2.4. X-ray Photoelectron Spectroscopy (XPS) Analysis

Each elemental state together with its respective percentage concentration of (n)Cu-CeO2 composites was examined through deconvoluted peak positions and areas of XPS analysis profiles. As mentioned in Figure 4, the Cu 2p XPS profiles of (n)Cu-CeO2 composites indicated the presence of two different copper species corresponding to Cu1+ ion detected at Cu 2p3/2 binding energy at around 932.0 eV and Cu2+ ion at around 934.0 eV together with the satellite peaks [47,48]. As increasing Cu loading amounts, the binding energies were observed to slightly shift toward higher regions.
According to the calculation of percentage concentration of Cu species from their corresponding deconvoluted peak areas as described in Table 4, higher proportion of Cu2+ species was evidenced as increasing Cu loading amounts. However, interestingly, in the case of 20% Cu-CeO2, the existing Cu2+ species was more highly reduced to Cu1+ ions when compared to other samples, which was evidenced through an increase in its Cu1+ ion percent concentration. From this significant monitoring, it could be concluded that because of the high dispersion of Cu on CeO2 and well interaction between Cu species and oxygen vacancies of CeO2, more Cu2+ species are readily reduced to the Cu1+ states by CeO2 [21,49,50].
In the study of the effect of the conventional IMP method on Cu 2p XPS profile of 20% Cu-CeO2 sample by being compared to RME method, as depicted in Figure 4, both Cu1+ and Cu2+ species were identified in the sample of IMP method as similar to the sample synthesized via RME method.

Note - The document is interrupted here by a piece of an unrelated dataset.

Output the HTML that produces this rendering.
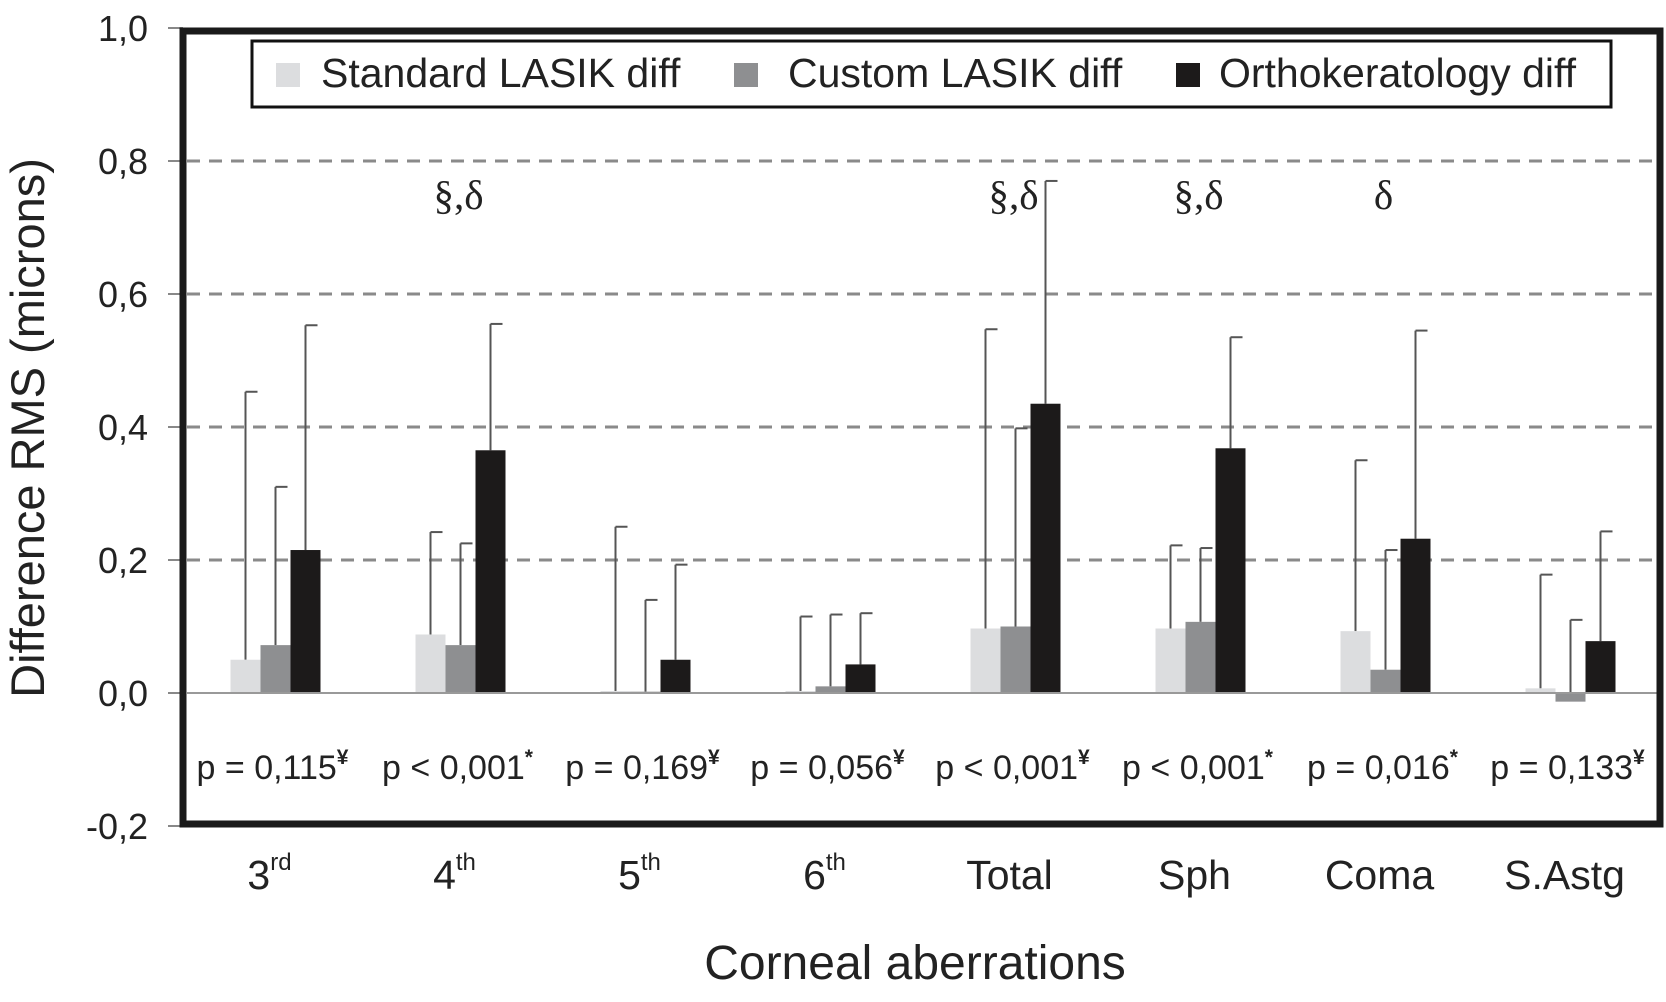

However, the presence of the less percent concentration of Cu1+ species in the 20% Cu-CeO2(IMP) sample (17.43%) than in the case of the RME sample (24.77%). This is consistent with the previous literature review which suggests that the presence of less Cu1+ species indicates the inferior reducibility of CeO2 and Cu species, resulting from the poor synergetic interaction between them [30]. This comparative analysis of Cu 2p XPS spectrum reveals a distinct advantage of the RME method which is possessing the capability to induce stronger interactions within Cu-CeO2 catalysts, surpassing effectiveness of the conventional Impregnation method. This heightened interaction potential holds significant promise for enhancing the catalytic activity and corroborates findings reported by Di Sarli et al. (2021) [46]. Furthermore, it is noteworthy that this observation aligns consistently with the outcomes derived from H2-TPR analysis as we discussed in the previous section.
By the deconvolution of O 1s XPS spectrum of each (n)Cu-CeO2 sample as described in Figure 5, two major peaks were identified. The first peak with higher intensity at around 529.2 eV could be assigned to the presence of lattice oxygen. Besides, the remaining peak with the low intensity at around 531.3 eV could be designated as the defect oxygen species [51,52,53]. The percentage concentrations of these determined oxygen species were calculated from the respective deconvoluted peak areas, reported in Table 4. Among the examined samples, the notable prevalence of defect oxygen species could be identified specifically in 20% Cu-CeO2 catalyst. In accordance with the literature, these defect oxygen species were concluded to be related to oxygen vacancy formation which subsequently contribute to the enhancement of catalytic activity. Moreover, the existence of these substantial oxygen defects can be ascribed to the stronger interaction Cu and CeO2. These findings are also agreeable with the studies conducted by Di Sarli et al. (2021) [46].On the other hand, the formation of defect oxygen species is in turn influenced by the quantity of Ce3+ surface defects [54]. Therefore, the participation of Ce3+ ion in the (n)Cu-CeO2 composition will be further confirmed through Ce 3d XPS profile.
The Ce 3d XPS spectra of (n)Cu-CeO2 composites were deconvoluted into two major species Ce3+ and Ce4+ as shown in Figure 6. The observed peaks at around 880.0, 887.8, and 902.0 eV could be assigned for the Ce3+ species [55,56,57] and the other deconvoluted peaks are characterized for the Ce4+ species [55]. The percentages of the identified Ce species were calculated from deconvoluted peak areas as described in Table 4. Among (n)Cu-CeO2 samples, Ce3+ species are found to be dominant in the 20% Cu-CeO2 catalyst with its higher percentage concentration at around 28.51%. Having a superior proportion of Ce3+ species claimed that more Ce3+ species could strongly interact with the Cu+ species through oxygen vacancies in the character of Ce3+–Ov–Cu+ and could enhance the activity of the catalyst [21,30,58]. Through the comparison of XPS spectra among the examined samples, it is evident that the RME method possesses the capability to induce strong interactions within Cu-CeO2 based catalysts consequently resulting in enhanced catalytic activity compared to the conventional Impregnation method. Based on these insights, it can be inferred that the utilization of the RME method holds promising implications for practical applications.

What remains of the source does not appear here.